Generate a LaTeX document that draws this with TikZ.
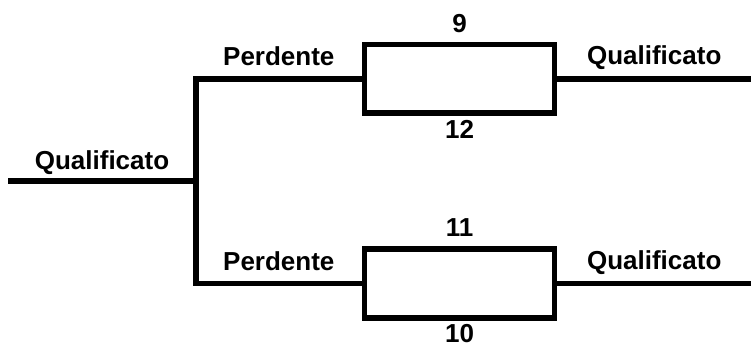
\documentclass[tikz,border=0pt]{standalone}
\usepackage{fontspec}
\setmainfont{Liberation Sans}
\usetikzlibrary{positioning,calc}

\begin{document}
\begin{tikzpicture}[x=0.5bp,y=0.5bp,
match/.style={
% The shape:
rectangle,
% The size:
minimum width=95bp, minimum height=34.25bp,
% The border:
line width=2.9bp, draw=black,
% The filling:
fill=white
},
wire/.style={line width=2.9bp, line join=miter},
tag/.style={
% no padding, baseline at the bottom
inner sep=0pt, text depth=0pt,
% Font
font=\bfseries\fontsize{13bp}{15bp}\selectfont}]
\useasboundingbox (0,0) rectangle (751,347);

\coordinate (in) at (8,166);
\coordinate (split) at (196,166);
\node (m1) [match] at (459.5,268.25) {};
\node (m2) [match] at (459.5,63.5) {};
\coordinate (up) at (split |- m1.west);
\coordinate (down) at (split |- m2.west);
\coordinate (out1) at (751,0 |- m1.east);
\coordinate (out2) at (751,0 |- m2.east);

\node (n9) [tag, above=4.5bp of m1] {9};
\node (n12) [tag, below=2bp of m1] {12};
\node (n11) [tag, above=4.5bp of m2] {11};
\node (n10) [tag, below=1.8bp of m2] {10};

\draw [wire] (in) -- node (q0) [tag, above=4.5bp] {Qualificato} (split);
\draw [wire] (m1.west) -- node (p1) [tag, above=5bp] {Perdente} (up)
  -- (down) -- node (p2) [tag, above=5bp] {Perdente} (m2.west);
\draw [wire] (m1.east) -- node (q1) [tag, above=5.5bp] {Qualificato} (out1);
\draw [wire] (m2.east) -- node (q2) [tag, above=5.5bp] {Qualificato} (out2);
\end{tikzpicture}
\end{document}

- _GIVEN REQUEST_
Exclude the pictures. Write out the remaining data exactly.

- _SOLUTION TO THE EXERCISE_
Generate a LaTeX document that draws this with TikZ.
\documentclass[tikz,border=0pt]{standalone}
\usepackage{fontspec}
\setmainfont{Liberation Sans}
\usetikzlibrary{positioning,calc}

\begin{document}
\begin{tikzpicture}[x=0.5bp,y=0.5bp,
match/.style={
% The shape:
rectangle,
% The size:
minimum width=95bp, minimum height=34.25bp,
% The border:
line width=2.9bp, draw=black,
% The filling:
fill=white
},
wire/.style={line width=2.9bp, line join=miter},
tag/.style={
% no padding, baseline at the bottom
inner sep=0pt, text depth=0pt,
% Font
font=\bfseries\fontsize{13bp}{15bp}\selectfont}]
\useasboundingbox (0,0) rectangle (751,347);

\coordinate (in) at (8,166);
\coordinate (split) at (196,166);
\node (m1) [match] at (459.5,268.25) {};
\node (m2) [match] at (459.5,63.5) {};
\coordinate (up) at (split |- m1.west);
\coordinate (down) at (split |- m2.west);
\coordinate (out1) at (751,0 |- m1.east);
\coordinate (out2) at (751,0 |- m2.east);

\node (n9) [tag, above=4.5bp of m1] {9};
\node (n12) [tag, below=2bp of m1] {12};
\node (n11) [tag, above=4.5bp of m2] {11};
\node (n10) [tag, below=1.8bp of m2] {10};

\draw [wire] (in) -- node (q0) [tag, above=4.5bp] {Qualificato} (split);
\draw [wire] (m1.west) -- node (p1) [tag, above=5bp] {Perdente} (up)
  -- (down) -- node (p2) [tag, above=5bp] {Perdente} (m2.west);
\draw [wire] (m1.east) -- node (q1) [tag, above=5.5bp] {Qualificato} (out1);
\draw [wire] (m2.east) -- node (q2) [tag, above=5.5bp] {Qualificato} (out2);
\end{tikzpicture}
\end{document}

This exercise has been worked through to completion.